All the proposed VFCs use simple differential pairs followed by inverters as comparators to implement the VWC control circuit, to have a fast response. However, to keep power consumption bounded, the differential pairs biasing current is bounded, causing an increase in the delay introduced to the VFC, thus increasing the relative and sensitivity errors in the system. Therefore, the design of new comparators that have a fast response as well as low-power consumption offers a new research line that could be very advantageous for portable applications.

The β-multiplier bias circuit explained in Sect. 3.4 and the generation circuit of the VWC comparison limits explained in Sect. 3.3, with two resistors driven by the bias current, provide temperature and supply voltage independent bias current and V H and V L, respectively. Though these solutions have been validated through the operation of VFC3, and VFC4, the research in the design of bias circuits and voltage references introduces a new field of study that should be developed further to obtain optimum LV-LP solutions, and has been set aside for future investigation lines. Another open issue in the field of biasing is the implementation of an on-chip voltage regulator that feeds the complete system, thus having full V DD insensitivity.
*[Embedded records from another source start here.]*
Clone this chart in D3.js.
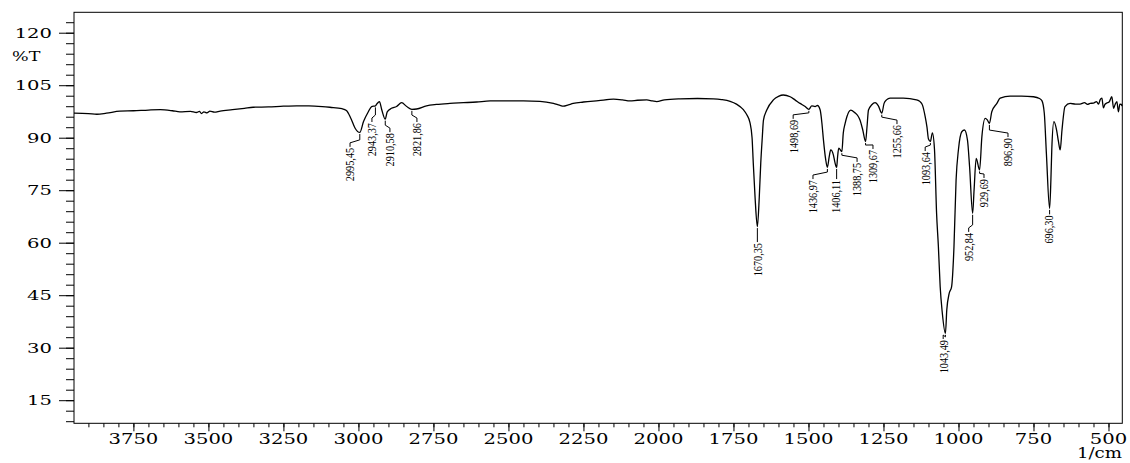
<!DOCTYPE html>
<html><head><meta charset="utf-8">
<script src="https://cdn.jsdelivr.net/npm/d3@7"></script>
<style>body{margin:0;background:#fff} svg{display:block}</style>
</head><body><svg id="c" width="1130" height="463"></svg>
<script>
const wavenumbers = [3948,3900,3872,3840,3795,3750,3700,3660,3620,3595,3560,3540,3530,3523,3515,3505,3495,3480,3461,3420,3380,3351,3300,3250,3206,3165,3120,3095,3055,3040,3025,3011,2995.45,2983,2967,2956,2943.37,2939,2930,2922,2910.58,2904,2890,2873,2856,2839,2821.86,2806,2773,2740,2695,2650,2606,2561,2500,2450,2395,2350,2330,2317,2300,2284,2250,2200,2150,2120,2095,2070,2039,2020,2006,1980,1928,1870,1817,1790,1761,1740,1717,1705,1695,1688,1684,1678,1670.35,1664,1659,1654,1650,1639,1617,1600,1584,1561,1545,1528,1511,1498.69,1489,1478,1470,1461,1455,1450,1443,1436.97,1431,1426,1417,1412,1406.11,1403,1399,1388.75,1384,1378,1372,1359,1345,1335,1328,1319,1309.67,1305,1300,1289,1278,1267,1255.66,1248,1240,1228,1184,1140,1128,1120,1111,1105,1100,1093.64,1087,1080,1073,1067,1061,1054,1043.49,1039,1031,1023,1015,1008,1000,989,980,970,963,952.84,948,941,929.69,922,911,904,896.9,889,872,861,828,790,750,730,722,714,707,696.3,692,689,682,673,667,661,655,645,628,610,595,580,570,561,550,540,533,528,522,517,512,506,498,489,483,478,472,467,462,457,455];
const transmittance = [97.0,96.9,96.7,97.0,97.6,97.7,97.9,98.0,97.7,97.4,97.5,97.2,97.5,96.9,97.4,97.1,97.6,97.3,97.6,98.0,98.4,98.7,98.8,99.0,99.1,99.1,98.9,98.7,98.3,97.8,95.5,92.7,91.5,94.6,97.4,98.9,99.1,99.6,100.3,97.9,95.3,97.4,98.4,98.9,100.0,98.9,98.1,98.2,99.1,99.5,99.8,100.0,100.2,100.5,100.5,100.5,100.4,99.8,99.3,99.0,99.4,99.8,100.2,100.6,101.0,100.8,100.5,100.7,100.8,100.5,100.3,100.8,101.1,101.2,101.1,100.9,100.4,99.6,98.0,96.5,94.3,90.0,82.8,73.0,64.6,73.0,82.8,90.0,95.0,97.9,100.8,101.8,102.2,101.7,100.8,99.8,98.9,98.1,99.1,98.9,99.2,97.9,94.0,89.3,84.0,81.5,84.5,86.5,85.1,83.0,81.5,84.5,87.0,86.0,91.3,94.0,96.0,97.9,97.1,96.2,95.0,92.2,88.9,93.0,97.9,99.4,100.0,99.1,97.0,99.8,100.8,101.3,101.3,100.8,100.3,99.3,96.0,93.0,89.6,88.9,91.4,86.7,68.4,58.9,47.4,40.0,34.1,40.8,45.5,47.4,58.9,77.9,86.7,91.7,92.2,89.3,81.7,68.4,75.1,84.1,80.8,90.3,95.5,95.1,94.1,97.4,99.8,101.3,101.9,101.9,101.7,101.2,100.6,97.0,85.5,69.8,77.9,86.7,94.6,92.2,89.0,86.5,92.2,98.9,99.8,99.6,99.6,100.0,99.5,99.8,99.9,100.3,99.6,100.8,101.3,98.5,99.5,99.9,100.2,101.7,98.4,99.5,100.3,97.4,99.6,99.5,99.0];

const xTicks = [3750,3500,3250,3000,2750,2500,2250,2000,1750,1500,1250,1000,750,500];
const yTicks = [15,30,45,60,75,90,105,120];

const peakWn = [2995.45,2943.37,2910.58,2821.86,1670.35,1498.69,1436.97,1406.11,1388.75,1309.67,1255.66,1093.64,1043.49,952.84,929.69,896.9,696.3];
const peakLabels = ["2995,45","2943,37","2910,58","2821,86","1670,35","1498,69","1436,97","1406,11","1388,75","1309,67","1255,66","1093,64","1043,49","952,84","929,69","896,90","696,30"];
const labelWn = [3028,2955,2895,2805,1670.35,1551,1485,1411,1338,1285,1205,1111,1051,966,915,835,700];
const labelT = [87.1,94.2,91.3,94.2,59.9,95.1,77.9,77.9,82.8,86.5,93.6,85.9,32.2,62.8,78.2,89.9,67.8];

const svg = d3.select("#c");
const L = 74, R = 1122.3, T = 12.3, B = 423.3;
const x = d3.scaleLinear().domain([3948, 454]).range([L, R]);
const y = d3.scaleLinear().domain([8.4, 125.83]).range([B, T]);

const axisFont = "DejaVu Serif";

// frame
svg.append("rect").attr("x", L).attr("y", T).attr("width", R - L).attr("height", B - T)
  .attr("fill", "none").attr("stroke", "#000").attr("stroke-width", 1);

// y axis ticks
const yMinor = d3.range(9, 125, 3);
const gy = svg.append("g").attr("transform", `translate(${L},0)`);
gy.call(d3.axisLeft(y).tickValues(yMinor).tickSize(8).tickFormat(""));
gy.call(g => g.select(".domain").remove());
const gy2 = svg.append("g").attr("transform", `translate(${L},0)`);
gy2.call(d3.axisLeft(y).tickValues(yTicks).tickSize(15).tickFormat(""));
gy2.call(g => g.select(".domain").remove());
svg.selectAll(".tick line").attr("stroke", "#000");

svg.append("g").selectAll("text").data(yTicks).join("text")
  .attr("transform", d => `translate(52,${y(d)}) scale(1.45,1)`)
  .attr("text-anchor", "end").attr("dy", "0.36em")
  .attr("font-family", axisFont).attr("font-size", 13.5).text(d => d);

svg.append("text").attr("transform", `translate(12,${61}) scale(1.3,1)`)
  .attr("font-family", axisFont).attr("font-size", 13.5).text("%T");

// x axis ticks
const xMinor = d3.range(500, 3950, 50);
const gx = svg.append("g").attr("transform", `translate(0,${B})`);
gx.call(d3.axisBottom(x).tickValues(xMinor).tickSize(4).tickFormat(""));
gx.call(g => g.select(".domain").remove());
const gx2 = svg.append("g").attr("transform", `translate(0,${B})`);
gx2.call(d3.axisBottom(x).tickValues(xTicks).tickSize(8).tickFormat(""));
gx2.call(g => g.select(".domain").remove());
svg.selectAll(".tick line").attr("stroke", "#000");

svg.append("g").selectAll("text").data(xTicks).join("text")
  .attr("transform", d => `translate(${x(d)},444) scale(1.4,1)`)
  .attr("text-anchor", "middle")
  .attr("font-family", axisFont).attr("font-size", 14).text(d => d);

svg.append("text").attr("transform", `translate(1122,458) scale(1.3,1)`)
  .attr("text-anchor", "end")
  .attr("font-family", axisFont).attr("font-size", 14).text("1/cm");

// spectrum
const pts = wavenumbers.map((w, i) => [w, transmittance[i]]);
const line = d3.line().x(d => x(d[0])).y(d => y(d[1])).curve(d3.curveMonotoneX);
svg.append("path").datum(pts).attr("d", line)
  .attr("fill", "none").attr("stroke", "#000").attr("stroke-width", 1.3);

// peak labels
const tAt = w => { const i = wavenumbers.indexOf(w); return transmittance[i]; };
const gp = svg.append("g");
peakWn.forEach((w, i) => {
  const px = x(w), py = y(tAt(w)) + 1.5;
  const lx = x(labelWn[i]), ty = y(labelT[i]);
  let p;
  if (Math.abs(lx - px) < 2) {
    p = `M${px},${ty - 1}V${py}`;
  } else {
    const jy = Math.max(py + 2, ty - 8);
    p = `M${lx},${ty - 1}V${ty - 5}L${px},${jy}V${py}`;
  }
  gp.append("path").attr("d", p).attr("fill", "none").attr("stroke", "#000").attr("stroke-width", 1);
  gp.append("text")
    .attr("transform", `translate(${lx},${ty}) rotate(-90) scale(0.82,1)`)
    .attr("text-anchor", "end").attr("dy", "0.35em")
    .attr("font-family", "Liberation Serif").attr("font-size", 12.5)
    .text(peakLabels[i]);
});
</script></body></html>
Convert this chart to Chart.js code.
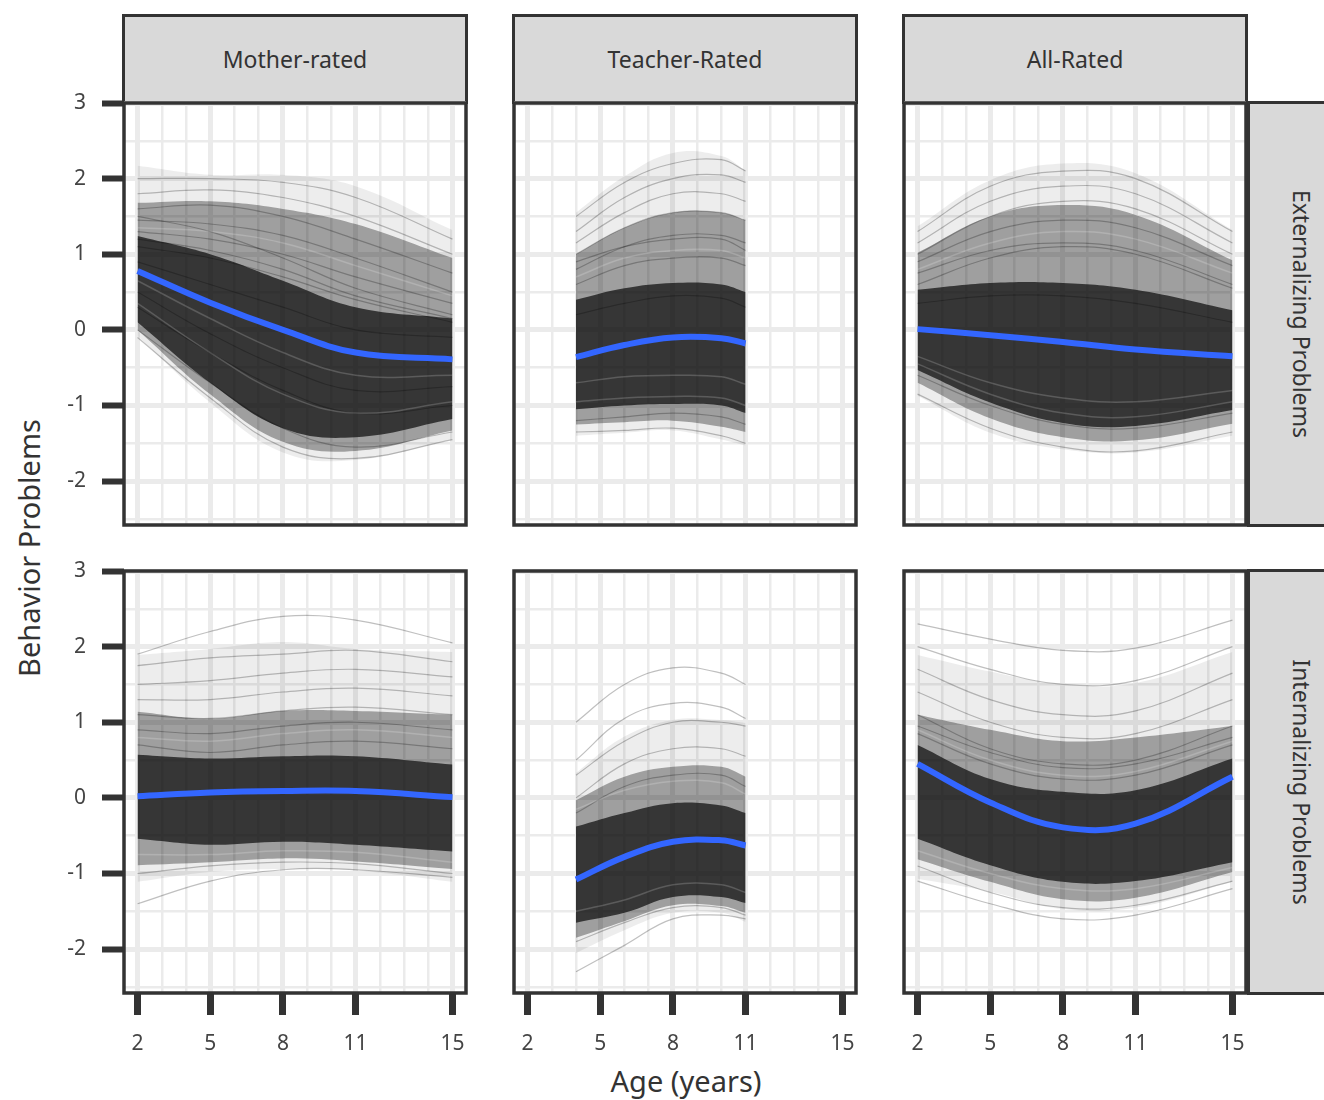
<!DOCTYPE html>
<html>
<head>
<meta charset="utf-8">
<script src="https://cdn.jsdelivr.net/npm/chart.js@4.4.1/dist/chart.umd.min.js"></script>
<style>
  body { margin: 0; background: #fff; width: 1324px; height: 1100px; overflow: hidden; position: relative; font-family: "Noto Sans", sans-serif; color: #333; }
  .strip { position: absolute; background: #d9d9d9; border: 3px solid #333; box-sizing: border-box; display: flex; align-items: center; justify-content: center; font-size: 23px; }
  .strip span { white-space: nowrap; }
  .side span { transform: rotate(90deg); display: inline-block; }
  .panel { position: absolute; }
  .title { position: absolute; font-size: 29px; white-space: nowrap; color: #333; }
</style>
</head>
<body>
<div class="strip" style="left:122px;top:14px;width:346px;height:90px"><span>Mother-rated</span></div>
<div class="strip" style="left:512px;top:14px;width:346px;height:90px"><span>Teacher-Rated</span></div>
<div class="strip" style="left:902px;top:14px;width:346px;height:90px"><span>All-Rated</span></div>
<div class="strip side" style="left:1247px;top:101px;width:110px;height:426px"><span>Externalizing Problems</span></div>
<div class="strip side" style="left:1247px;top:569px;width:110px;height:426px"><span>Internalizing Problems</span></div>
<div class="title" style="left:28px;top:548px;transform:translate(-50%,-50%) rotate(-90deg)">Behavior Problems</div>
<div class="title" style="left:686px;top:1080px;transform:translate(-50%,-50%)">Age (years)</div>

<script>
const agesAll = [2, 5, 8, 11, 15];
const agesTeacher = [4, 6, 8, 10, 11];

// Axis ticks
const xTicks = [2, 3, 4, 5, 6, 7, 8, 9, 10, 11, 12, 13, 14, 15];
const xLabels = [2, 5, 8, 11, 15];
const yTicks = [-2.5, -2, -1.5, -1, -0.5, 0, 0.5, 1, 1.5, 2, 2.5, 3];
const yLabels = [-2, -1, 0, 1, 2, 3];

// Mean trajectories (blue)
const motherExtMean = [0.78, 0.36, 0.0, -0.30, -0.39];
const teacherExtMean = [-0.36, -0.20, -0.10, -0.11, -0.18];
const allExtMean = [0.01, -0.07, -0.16, -0.26, -0.35];
const motherIntMean = [0.02, 0.07, 0.09, 0.09, 0.01];
const teacherIntMean = [-1.08, -0.78, -0.58, -0.56, -0.63];
const allIntMean = [0.45, -0.06, -0.39, -0.34, 0.28];

// Spread of individual trajectories: top, upper, dense top, dense bottom, lower, bottom
const motherExtLevels = [
  [2.17, 2.05, 2.05, 1.90, 1.32],
  [1.68, 1.70, 1.60, 1.40, 0.95],
  [1.24, 1.00, 0.65, 0.30, 0.15],
  [0.10, -0.70, -1.30, -1.42, -1.18],
  [0.00, -0.85, -1.48, -1.60, -1.33],
  [-0.08, -0.96, -1.62, -1.72, -1.45]
];
const teacherExtLevels = [
  [1.55, 2.03, 2.34, 2.30, 2.11],
  [1.00, 1.35, 1.55, 1.55, 1.45],
  [0.40, 0.55, 0.62, 0.60, 0.50],
  [-1.05, -1.00, -0.98, -1.00, -1.10],
  [-1.25, -1.22, -1.20, -1.28, -1.35],
  [-1.40, -1.36, -1.33, -1.45, -1.53]
];
const allExtLevels = [
  [1.37, 1.98, 2.20, 2.07, 1.32],
  [1.02, 1.50, 1.65, 1.52, 0.92],
  [0.53, 0.62, 0.62, 0.53, 0.26],
  [-0.53, -0.96, -1.23, -1.27, -1.06],
  [-0.70, -1.17, -1.42, -1.46, -1.24],
  [-0.87, -1.36, -1.58, -1.62, -1.40]
];
const motherIntLevels = [
  [1.89, 1.97, 2.06, 1.97, 1.93],
  [1.14, 1.05, 1.15, 1.15, 1.10],
  [0.57, 0.52, 0.55, 0.55, 0.44],
  [-0.54, -0.62, -0.58, -0.62, -0.71],
  [-0.89, -0.85, -0.80, -0.84, -0.94],
  [-1.11, -0.98, -0.94, -0.96, -1.11]
];
const teacherIntLevels = [
  [0.33, 0.81, 1.03, 1.03, 0.99],
  [-0.03, 0.28, 0.41, 0.41, 0.28],
  [-0.38, -0.20, -0.07, -0.10, -0.20],
  [-1.65, -1.52, -1.31, -1.31, -1.39],
  [-1.85, -1.63, -1.42, -1.43, -1.52],
  [-2.05, -1.75, -1.52, -1.52, -1.64]
];
const allIntLevels = [
  [1.89, 1.67, 1.50, 1.52, 1.93],
  [1.10, 0.90, 0.75, 0.80, 0.95],
  [0.70, 0.25, 0.08, 0.10, 0.52],
  [-0.54, -0.89, -1.11, -1.10, -0.85],
  [-0.81, -1.11, -1.34, -1.32, -0.98],
  [-1.07, -1.24, -1.47, -1.45, -1.11]
];

// Visible single trajectories (dark strands)
const motherExtStrands = [
  [2.0, 2.0, 1.95, 1.75, 1.2], [1.8, 1.85, 1.75, 1.5, 1.0], [1.6, 1.65, 1.5, 1.2, 0.75],
  [1.45, 1.4, 1.25, 0.95, 0.5], [1.3, 1.2, 1.0, 0.7, 0.35], [1.1, 0.95, 0.7, 0.4, 0.1],
  [1.5, 1.3, 0.95, 0.55, 0.2], [1.2, 1.05, 0.8, 0.45, 0.15], [0.9, 0.6, 0.3, 0.0, -0.1],
  [0.5, -0.05, -0.5, -0.8, -0.75], [0.3, -0.3, -0.8, -1.1, -1.0],
  [0.0, -0.7, -1.3, -1.55, -1.35], [-0.1, -0.9, -1.55, -1.7, -1.45]
];
const teacherExtStrands = [
  [1.5, 1.95, 2.2, 2.25, 2.1], [1.3, 1.75, 2.0, 2.05, 1.95], [1.15, 1.55, 1.8, 1.8, 1.7],
  [1.0, 1.35, 1.55, 1.55, 1.45], [0.8, 1.1, 1.25, 1.25, 1.15], [0.6, 0.85, 0.95, 0.95, 0.85],
  [0.9, 1.1, 1.2, 1.2, 1.05], [0.2, 0.35, 0.45, 0.42, 0.3],
  [-1.2, -1.15, -1.1, -1.15, -1.25], [-1.35, -1.33, -1.3, -1.4, -1.5]
];
const allExtStrands = [
  [1.3, 1.9, 2.1, 2.0, 1.3], [1.15, 1.7, 1.9, 1.8, 1.15], [1.0, 1.5, 1.7, 1.6, 1.0],
  [0.9, 1.3, 1.45, 1.35, 0.85], [0.75, 1.05, 1.15, 1.05, 0.6],
  [0.6, 0.95, 1.1, 1.0, 0.55], [0.35, 0.45, 0.45, 0.35, 0.1],
  [-0.6, -1.0, -1.25, -1.3, -1.1], [-0.85, -1.3, -1.55, -1.6, -1.35]
];
const motherIntStrands = [
  [1.9, 2.2, 2.4, 2.35, 2.05], [1.75, 1.85, 1.9, 1.95, 1.8], [1.5, 1.55, 1.65, 1.7, 1.6],
  [1.3, 1.3, 1.4, 1.45, 1.35], [1.1, 1.05, 1.15, 1.2, 1.1],
  [0.9, 0.85, 0.95, 1.0, 0.9], [0.7, 0.6, 0.7, 0.75, 0.65],
  [-1.0, -0.9, -0.85, -0.87, -1.0], [-1.4, -1.1, -0.95, -0.95, -1.05]
];
const teacherIntStrands = [
  [1.0, 1.5, 1.72, 1.65, 1.5], [0.5, 1.05, 1.25, 1.2, 1.05], [0.3, 0.75, 1.0, 1.0, 0.95],
  [0.0, 0.45, 0.65, 0.65, 0.55], [-0.2, 0.15, 0.3, 0.3, 0.15],
  [-1.9, -1.65, -1.45, -1.45, -1.55], [-2.3, -1.95, -1.6, -1.55, -1.6]
];
const allIntStrands = [
  [2.3, 2.1, 1.95, 1.98, 2.35], [2.0, 1.7, 1.5, 1.55, 2.0], [1.7, 1.3, 1.1, 1.15, 1.65],
  [1.4, 1.0, 0.8, 0.85, 1.3], [1.1, 0.65, 0.45, 0.5, 0.95],
  [0.95, 0.6, 0.4, 0.45, 0.8], [0.85, 0.45, 0.25, 0.3, 0.7],
  [-0.9, -1.25, -1.45, -1.42, -1.1], [-1.1, -1.4, -1.6, -1.55, -1.2]
];

// Lighter gaps between strands inside the dense band
const motherExtGaps = [[1.35, 1.3, 1.15, 0.85, 0.45], [0.65, 0.15, -0.3, -0.6, -0.6], [0.35, -0.3, -0.85, -1.1, -0.95]];
const teacherExtGaps = [[0.7, 0.95, 1.05, 1.05, 0.95], [-0.7, -0.62, -0.6, -0.62, -0.72], [-0.95, -0.9, -0.88, -0.9, -1.0]];
const allExtGaps = [[0.8, 1.15, 1.3, 1.2, 0.75], [-0.35, -0.7, -0.9, -0.95, -0.8], [-0.45, -0.85, -1.1, -1.15, -0.95]];
const motherIntGaps = [[0.8, 0.75, 0.85, 0.9, 0.8], [-0.75, -0.75, -0.7, -0.72, -0.85]];
const teacherIntGaps = [[-0.15, 0.1, 0.22, 0.2, 0.05], [-1.5, -1.35, -1.15, -1.15, -1.25]];
const allIntGaps = [[0.9, 0.5, 0.3, 0.35, 0.75], [-0.7, -1.0, -1.2, -1.2, -0.92]];

const panels = [
  { row: 0, col: 0, ages: agesAll, mean: motherExtMean, levels: motherExtLevels, strands: motherExtStrands, gaps: motherExtGaps },
  { row: 0, col: 1, ages: agesTeacher, mean: teacherExtMean, levels: teacherExtLevels, strands: teacherExtStrands, gaps: teacherExtGaps },
  { row: 0, col: 2, ages: agesAll, mean: allExtMean, levels: allExtLevels, strands: allExtStrands, gaps: allExtGaps },
  { row: 1, col: 0, ages: agesAll, mean: motherIntMean, levels: motherIntLevels, strands: motherIntStrands, gaps: motherIntGaps },
  { row: 1, col: 1, ages: agesTeacher, mean: teacherIntMean, levels: teacherIntLevels, strands: teacherIntStrands, gaps: teacherIntGaps },
  { row: 1, col: 2, ages: agesAll, mean: allIntMean, levels: allIntLevels, strands: allIntStrands, gaps: allIntGaps }
];

const colX = [124, 514, 904];
const rowY = [103, 571];
const PW = 342, PH = 422;
const L = 100, B = 90, T = 14, R = 6;
const bandAlpha = [0.07, 0.33, 0.66];
const font = '"Noto Sans", sans-serif';

const panelBorder = {
  id: 'panelBorder',
  afterDraw(chart) {
    const { ctx, chartArea: a } = chart;
    ctx.save();
    ctx.strokeStyle = '#333';
    ctx.lineWidth = 3.5;
    ctx.strokeRect(a.left, a.top, a.right - a.left, a.bottom - a.top);
    ctx.restore();
  }
};

const pts = (ages, vals) => ages.map((a, i) => ({ x: a, y: vals[i] }));

panels.forEach(p => {
  const showX = p.row === 1;
  const showY = p.col === 0;
  const div = document.createElement('div');
  div.className = 'panel';
  div.style.left = (colX[p.col] - L) + 'px';
  div.style.top = (rowY[p.row] - T) + 'px';
  const canvas = document.createElement('canvas');
  canvas.width = L + PW + R;
  canvas.height = T + PH + B;
  div.appendChild(canvas);
  document.body.appendChild(div);

  // lower "order" is drawn on top
  const datasets = [];
  bandAlpha.forEach((alpha, k) => {
    const idx = datasets.length;
    datasets.push({
      data: pts(p.ages, p.levels[k]), fill: { target: idx + 1 }, order: 10 - k,
      backgroundColor: `rgba(0,0,0,${alpha})`, borderColor: 'rgba(0,0,0,0)', borderWidth: 0,
      pointRadius: 0, tension: 0.4
    });
    datasets.push({
      data: pts(p.ages, p.levels[5 - k]), fill: false, order: 10 - k,
      borderColor: 'rgba(0,0,0,0)', borderWidth: 0, pointRadius: 0, tension: 0.4
    });
  });
  p.strands.forEach(s => {
    datasets.push({
      data: pts(p.ages, s), fill: false, order: 3, borderColor: 'rgba(0,0,0,0.25)',
      borderWidth: 1.2, pointRadius: 0, tension: 0.4
    });
  });
  p.gaps.forEach(s => {
    datasets.push({
      data: pts(p.ages, s), fill: false, order: 2, borderColor: 'rgba(255,255,255,0.18)',
      borderWidth: 1.5, pointRadius: 0, tension: 0.4
    });
  });
  datasets.push({
    data: pts(p.ages, p.mean), fill: false, order: 0, borderColor: '#3366ff',
    borderWidth: 6, pointRadius: 0, tension: 0.4, borderCapStyle: 'butt'
  });

  new Chart(canvas, {
    type: 'line',
    data: { datasets },
    plugins: [panelBorder],
    options: {
      responsive: false,
      animation: false,
      events: [],
      layout: { padding: { top: T, right: R, left: 0, bottom: 0 } },
      plugins: { legend: { display: false }, tooltip: { enabled: false } },
      scales: {
        x: {
          type: 'linear', min: 1.44, max: 15.56,
          afterBuildTicks: s => { s.ticks = xTicks.map(v => ({ value: v })); },
          afterFit: s => { s.height = B; s.paddingLeft = 0; s.paddingRight = 0; },
          border: { display: false },
          grid: {
            color: '#ebebeb',
            lineWidth: c => (c.tick && xLabels.includes(c.tick.value)) ? 5 : 2.5,
            drawTicks: true, tickLength: 22, tickWidth: 7,
            tickColor: c => (showX && c.tick && xLabels.includes(c.tick.value)) ? '#333' : 'rgba(0,0,0,0)'
          },
          ticks: {
            display: showX, autoSkip: false, maxRotation: 0, padding: 16, color: '#444',
            font: { size: 21, family: font },
            callback: v => xLabels.includes(v) ? String(v) : ''
          }
        },
        y: {
          type: 'linear', min: -2.58, max: 3.0,
          afterBuildTicks: s => { s.ticks = yTicks.map(v => ({ value: v })); },
          afterFit: s => { s.width = L; s.paddingTop = 0; s.paddingBottom = 0; },
          border: { display: false },
          grid: {
            color: '#ebebeb',
            lineWidth: c => (c.tick && yLabels.includes(c.tick.value)) ? 5 : 2.5,
            drawTicks: true, tickLength: 22, tickWidth: 6,
            tickColor: c => (showY && c.tick && yLabels.includes(c.tick.value)) ? '#333' : 'rgba(0,0,0,0)'
          },
          ticks: {
            display: showY, autoSkip: false, padding: 16, color: '#444',
            font: { size: 21, family: font },
            callback: v => yLabels.includes(v) ? String(v) : ''
          }
        }
      }
    }
  });
});
</script>
</body>
</html>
This voltage regulator should include an easy enable that drives the system into a sleep-mode, to achieve a complete on-chip solution that includes power management.

Finally, integration of the programmable voltage adapter in the same chip of the VFC is desirable to have a complete electronic multisensor interface.

Thus, the future work clearly outlined will aid in the completion of the study carried out in this book as well as help to explore new research direction.